» **What is asked**
State only the count of lines in the listing below that hold "chart".

» **Provided material**
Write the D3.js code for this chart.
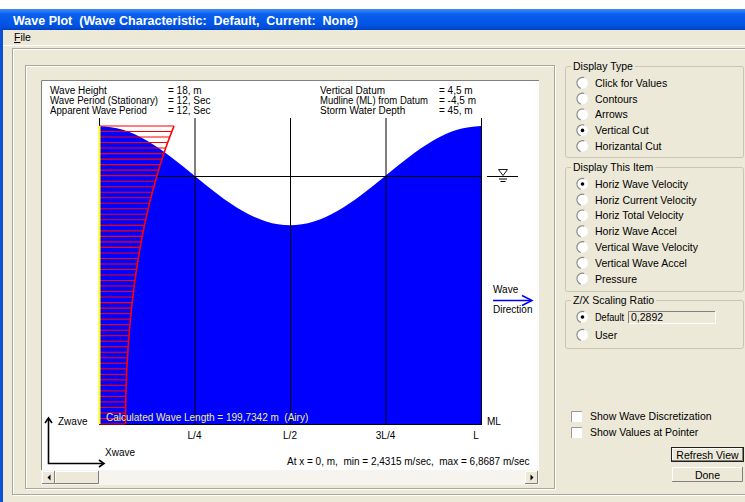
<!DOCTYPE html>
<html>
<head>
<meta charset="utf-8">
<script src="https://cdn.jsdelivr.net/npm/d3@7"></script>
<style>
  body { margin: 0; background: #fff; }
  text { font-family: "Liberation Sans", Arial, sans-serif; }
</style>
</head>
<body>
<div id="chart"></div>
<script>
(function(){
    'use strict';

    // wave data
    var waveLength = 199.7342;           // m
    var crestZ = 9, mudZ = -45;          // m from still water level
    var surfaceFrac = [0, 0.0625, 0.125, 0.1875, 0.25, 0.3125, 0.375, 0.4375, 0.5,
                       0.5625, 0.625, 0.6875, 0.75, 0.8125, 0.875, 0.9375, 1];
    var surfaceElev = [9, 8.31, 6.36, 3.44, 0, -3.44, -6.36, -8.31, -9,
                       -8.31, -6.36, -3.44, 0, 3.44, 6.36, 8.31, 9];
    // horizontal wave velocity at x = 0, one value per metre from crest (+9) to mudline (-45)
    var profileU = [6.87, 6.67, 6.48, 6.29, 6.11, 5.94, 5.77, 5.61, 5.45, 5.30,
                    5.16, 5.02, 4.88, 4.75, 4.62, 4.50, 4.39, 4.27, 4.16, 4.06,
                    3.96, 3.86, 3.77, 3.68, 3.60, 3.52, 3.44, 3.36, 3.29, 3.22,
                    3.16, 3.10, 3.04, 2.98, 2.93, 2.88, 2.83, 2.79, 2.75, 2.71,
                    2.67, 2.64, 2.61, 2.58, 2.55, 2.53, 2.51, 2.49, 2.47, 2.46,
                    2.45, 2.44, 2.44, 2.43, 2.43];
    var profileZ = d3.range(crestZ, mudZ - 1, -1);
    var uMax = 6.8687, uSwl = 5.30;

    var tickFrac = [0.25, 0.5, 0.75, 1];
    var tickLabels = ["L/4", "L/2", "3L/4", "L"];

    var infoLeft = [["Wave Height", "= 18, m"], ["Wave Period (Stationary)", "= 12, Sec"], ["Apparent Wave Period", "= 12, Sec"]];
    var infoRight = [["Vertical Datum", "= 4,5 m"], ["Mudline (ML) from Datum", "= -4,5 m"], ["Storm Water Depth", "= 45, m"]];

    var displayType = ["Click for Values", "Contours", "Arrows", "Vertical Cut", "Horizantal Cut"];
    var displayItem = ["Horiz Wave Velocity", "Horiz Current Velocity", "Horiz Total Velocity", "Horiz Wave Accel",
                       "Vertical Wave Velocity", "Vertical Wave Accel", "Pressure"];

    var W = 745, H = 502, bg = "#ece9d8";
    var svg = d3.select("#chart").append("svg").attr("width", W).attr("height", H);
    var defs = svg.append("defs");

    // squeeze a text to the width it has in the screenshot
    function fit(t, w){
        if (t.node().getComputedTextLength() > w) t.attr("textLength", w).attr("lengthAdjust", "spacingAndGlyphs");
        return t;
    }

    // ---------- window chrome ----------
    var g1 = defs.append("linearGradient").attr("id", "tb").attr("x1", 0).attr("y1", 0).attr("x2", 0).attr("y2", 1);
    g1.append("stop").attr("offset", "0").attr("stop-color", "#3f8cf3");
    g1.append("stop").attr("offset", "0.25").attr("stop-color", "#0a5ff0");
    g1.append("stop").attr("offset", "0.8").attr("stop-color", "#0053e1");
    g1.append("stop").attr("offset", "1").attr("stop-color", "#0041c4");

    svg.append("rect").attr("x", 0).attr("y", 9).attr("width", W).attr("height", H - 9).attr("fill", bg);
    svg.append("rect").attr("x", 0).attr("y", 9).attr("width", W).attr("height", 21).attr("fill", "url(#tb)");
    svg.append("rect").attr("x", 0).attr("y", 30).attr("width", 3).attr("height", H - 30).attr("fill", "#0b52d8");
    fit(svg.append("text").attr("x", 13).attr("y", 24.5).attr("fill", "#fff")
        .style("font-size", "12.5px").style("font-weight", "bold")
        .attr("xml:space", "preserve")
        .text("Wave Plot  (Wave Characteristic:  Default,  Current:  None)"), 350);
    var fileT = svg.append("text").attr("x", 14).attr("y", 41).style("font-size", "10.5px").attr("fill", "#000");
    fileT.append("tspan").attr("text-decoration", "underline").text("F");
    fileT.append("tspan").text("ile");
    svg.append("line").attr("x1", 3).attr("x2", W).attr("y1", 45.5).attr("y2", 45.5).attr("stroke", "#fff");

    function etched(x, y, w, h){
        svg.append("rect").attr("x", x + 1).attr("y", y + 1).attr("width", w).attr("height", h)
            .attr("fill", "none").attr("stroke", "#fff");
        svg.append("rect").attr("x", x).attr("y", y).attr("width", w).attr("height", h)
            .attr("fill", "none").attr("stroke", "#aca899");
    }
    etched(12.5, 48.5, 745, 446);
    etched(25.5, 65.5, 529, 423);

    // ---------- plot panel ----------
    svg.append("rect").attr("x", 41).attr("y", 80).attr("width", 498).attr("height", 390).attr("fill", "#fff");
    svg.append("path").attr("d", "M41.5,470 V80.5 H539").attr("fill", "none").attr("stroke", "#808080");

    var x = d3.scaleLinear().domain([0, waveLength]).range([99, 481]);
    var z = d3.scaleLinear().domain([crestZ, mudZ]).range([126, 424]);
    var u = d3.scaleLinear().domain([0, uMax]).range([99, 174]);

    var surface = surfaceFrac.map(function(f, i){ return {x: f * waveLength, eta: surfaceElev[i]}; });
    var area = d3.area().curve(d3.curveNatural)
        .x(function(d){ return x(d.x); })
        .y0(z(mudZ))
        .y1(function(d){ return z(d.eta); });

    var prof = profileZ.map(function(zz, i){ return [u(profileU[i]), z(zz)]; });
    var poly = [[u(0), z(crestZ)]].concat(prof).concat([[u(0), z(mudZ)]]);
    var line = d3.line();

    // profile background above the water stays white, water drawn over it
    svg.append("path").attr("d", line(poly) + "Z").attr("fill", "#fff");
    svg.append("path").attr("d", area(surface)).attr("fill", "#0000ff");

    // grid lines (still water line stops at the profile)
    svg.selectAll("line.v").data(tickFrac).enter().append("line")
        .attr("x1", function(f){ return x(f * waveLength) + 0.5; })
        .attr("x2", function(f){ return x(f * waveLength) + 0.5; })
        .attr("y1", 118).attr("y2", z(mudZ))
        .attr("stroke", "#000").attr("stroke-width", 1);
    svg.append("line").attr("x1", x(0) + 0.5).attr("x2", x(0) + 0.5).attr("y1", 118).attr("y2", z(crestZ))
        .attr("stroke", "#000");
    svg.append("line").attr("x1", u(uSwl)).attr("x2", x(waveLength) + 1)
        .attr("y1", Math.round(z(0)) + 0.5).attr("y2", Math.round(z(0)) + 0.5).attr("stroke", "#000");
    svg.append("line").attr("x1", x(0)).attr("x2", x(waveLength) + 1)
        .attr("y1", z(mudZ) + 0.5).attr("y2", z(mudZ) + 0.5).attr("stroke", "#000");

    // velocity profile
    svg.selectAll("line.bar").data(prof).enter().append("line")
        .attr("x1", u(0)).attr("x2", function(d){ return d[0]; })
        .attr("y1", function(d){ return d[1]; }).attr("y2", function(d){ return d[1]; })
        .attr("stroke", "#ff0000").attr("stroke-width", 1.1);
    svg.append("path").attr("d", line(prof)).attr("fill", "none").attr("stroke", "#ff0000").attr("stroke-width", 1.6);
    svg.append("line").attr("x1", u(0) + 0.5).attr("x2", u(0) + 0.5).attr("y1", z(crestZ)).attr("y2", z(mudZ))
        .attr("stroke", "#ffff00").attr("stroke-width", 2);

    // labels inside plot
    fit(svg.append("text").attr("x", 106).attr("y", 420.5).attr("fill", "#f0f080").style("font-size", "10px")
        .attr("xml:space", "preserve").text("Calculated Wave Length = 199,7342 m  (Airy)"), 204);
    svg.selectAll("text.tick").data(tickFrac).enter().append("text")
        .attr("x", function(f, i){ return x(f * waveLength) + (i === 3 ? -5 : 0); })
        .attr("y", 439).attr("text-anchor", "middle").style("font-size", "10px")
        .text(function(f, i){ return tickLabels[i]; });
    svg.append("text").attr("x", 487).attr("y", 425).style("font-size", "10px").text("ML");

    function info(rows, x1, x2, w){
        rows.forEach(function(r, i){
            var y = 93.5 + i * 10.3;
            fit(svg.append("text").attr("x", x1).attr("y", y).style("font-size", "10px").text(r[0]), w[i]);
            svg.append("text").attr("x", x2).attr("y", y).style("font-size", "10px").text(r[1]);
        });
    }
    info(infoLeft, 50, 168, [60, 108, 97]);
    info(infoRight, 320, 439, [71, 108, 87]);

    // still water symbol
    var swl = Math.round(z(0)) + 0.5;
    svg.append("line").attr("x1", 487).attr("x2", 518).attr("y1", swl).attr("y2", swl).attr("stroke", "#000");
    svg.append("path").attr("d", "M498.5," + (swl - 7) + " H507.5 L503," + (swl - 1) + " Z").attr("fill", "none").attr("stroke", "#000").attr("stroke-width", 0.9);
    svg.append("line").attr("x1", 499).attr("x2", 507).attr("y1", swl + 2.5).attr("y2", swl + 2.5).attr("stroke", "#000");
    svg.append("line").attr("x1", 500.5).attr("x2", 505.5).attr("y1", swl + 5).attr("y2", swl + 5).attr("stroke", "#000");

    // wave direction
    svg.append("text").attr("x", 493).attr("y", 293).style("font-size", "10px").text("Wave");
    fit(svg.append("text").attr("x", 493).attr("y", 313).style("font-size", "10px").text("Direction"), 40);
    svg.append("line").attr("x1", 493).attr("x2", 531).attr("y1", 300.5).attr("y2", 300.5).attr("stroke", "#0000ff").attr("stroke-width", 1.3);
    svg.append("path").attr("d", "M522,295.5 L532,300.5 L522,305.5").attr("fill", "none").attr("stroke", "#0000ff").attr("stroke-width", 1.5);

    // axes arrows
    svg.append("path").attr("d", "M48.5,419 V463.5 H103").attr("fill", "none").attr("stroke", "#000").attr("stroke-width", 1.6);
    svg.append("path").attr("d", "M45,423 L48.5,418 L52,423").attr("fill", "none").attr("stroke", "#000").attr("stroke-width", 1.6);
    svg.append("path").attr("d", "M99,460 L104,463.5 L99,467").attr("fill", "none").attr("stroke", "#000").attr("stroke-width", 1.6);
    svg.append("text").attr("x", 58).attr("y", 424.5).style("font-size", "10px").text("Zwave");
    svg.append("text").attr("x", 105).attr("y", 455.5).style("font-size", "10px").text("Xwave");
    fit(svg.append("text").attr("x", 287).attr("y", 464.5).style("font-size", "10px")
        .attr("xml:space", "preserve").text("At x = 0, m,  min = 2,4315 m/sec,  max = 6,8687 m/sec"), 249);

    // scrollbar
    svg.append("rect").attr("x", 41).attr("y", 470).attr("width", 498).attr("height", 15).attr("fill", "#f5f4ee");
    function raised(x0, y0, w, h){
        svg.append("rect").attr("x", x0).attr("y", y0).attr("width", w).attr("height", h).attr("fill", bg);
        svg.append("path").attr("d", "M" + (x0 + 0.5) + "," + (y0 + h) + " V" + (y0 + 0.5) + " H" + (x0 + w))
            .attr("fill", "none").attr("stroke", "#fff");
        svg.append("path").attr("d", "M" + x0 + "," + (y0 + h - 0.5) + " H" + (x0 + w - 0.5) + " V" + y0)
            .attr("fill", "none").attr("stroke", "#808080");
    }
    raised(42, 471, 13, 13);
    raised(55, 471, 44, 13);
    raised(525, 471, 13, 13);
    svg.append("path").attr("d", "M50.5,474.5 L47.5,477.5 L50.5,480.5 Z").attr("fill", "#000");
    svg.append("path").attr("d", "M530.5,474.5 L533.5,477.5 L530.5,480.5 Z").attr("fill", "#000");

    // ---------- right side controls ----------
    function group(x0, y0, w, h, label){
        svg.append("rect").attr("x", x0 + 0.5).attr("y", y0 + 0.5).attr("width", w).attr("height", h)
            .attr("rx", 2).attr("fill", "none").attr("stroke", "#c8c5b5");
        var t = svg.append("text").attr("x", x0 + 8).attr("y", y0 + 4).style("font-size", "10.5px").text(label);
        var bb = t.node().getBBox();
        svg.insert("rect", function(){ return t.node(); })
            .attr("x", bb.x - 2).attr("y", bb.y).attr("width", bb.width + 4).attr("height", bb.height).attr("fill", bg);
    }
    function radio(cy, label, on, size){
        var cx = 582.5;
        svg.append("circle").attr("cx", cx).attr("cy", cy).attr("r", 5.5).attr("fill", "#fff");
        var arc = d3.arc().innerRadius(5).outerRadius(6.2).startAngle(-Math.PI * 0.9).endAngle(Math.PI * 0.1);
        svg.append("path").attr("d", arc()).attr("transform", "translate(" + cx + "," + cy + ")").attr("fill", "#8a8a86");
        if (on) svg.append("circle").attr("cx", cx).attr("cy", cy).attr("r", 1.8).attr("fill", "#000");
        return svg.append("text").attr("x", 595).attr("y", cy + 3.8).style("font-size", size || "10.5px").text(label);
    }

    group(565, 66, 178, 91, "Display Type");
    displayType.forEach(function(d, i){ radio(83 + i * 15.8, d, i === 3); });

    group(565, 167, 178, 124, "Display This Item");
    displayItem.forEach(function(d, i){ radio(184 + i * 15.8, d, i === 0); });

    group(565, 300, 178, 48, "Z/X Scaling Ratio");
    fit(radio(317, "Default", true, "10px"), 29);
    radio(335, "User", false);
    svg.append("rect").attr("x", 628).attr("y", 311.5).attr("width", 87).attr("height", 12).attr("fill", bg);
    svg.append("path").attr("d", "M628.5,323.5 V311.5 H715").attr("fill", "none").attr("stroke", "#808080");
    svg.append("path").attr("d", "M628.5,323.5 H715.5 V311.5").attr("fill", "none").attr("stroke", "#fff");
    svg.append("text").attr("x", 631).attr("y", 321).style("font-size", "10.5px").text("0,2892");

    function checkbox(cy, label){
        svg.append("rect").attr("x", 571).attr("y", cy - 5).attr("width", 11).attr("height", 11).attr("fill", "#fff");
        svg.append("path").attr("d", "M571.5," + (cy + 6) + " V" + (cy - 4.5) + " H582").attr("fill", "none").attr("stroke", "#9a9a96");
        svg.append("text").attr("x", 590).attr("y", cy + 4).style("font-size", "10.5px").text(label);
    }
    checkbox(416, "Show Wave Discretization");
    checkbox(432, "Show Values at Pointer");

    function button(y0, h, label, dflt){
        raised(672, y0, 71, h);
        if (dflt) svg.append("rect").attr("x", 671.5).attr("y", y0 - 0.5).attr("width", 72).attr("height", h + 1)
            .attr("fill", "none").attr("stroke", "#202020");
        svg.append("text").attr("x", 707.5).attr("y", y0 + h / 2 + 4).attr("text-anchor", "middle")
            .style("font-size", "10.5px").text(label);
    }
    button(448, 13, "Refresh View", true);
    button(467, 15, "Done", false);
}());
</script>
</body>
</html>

» **Answer for the task**
3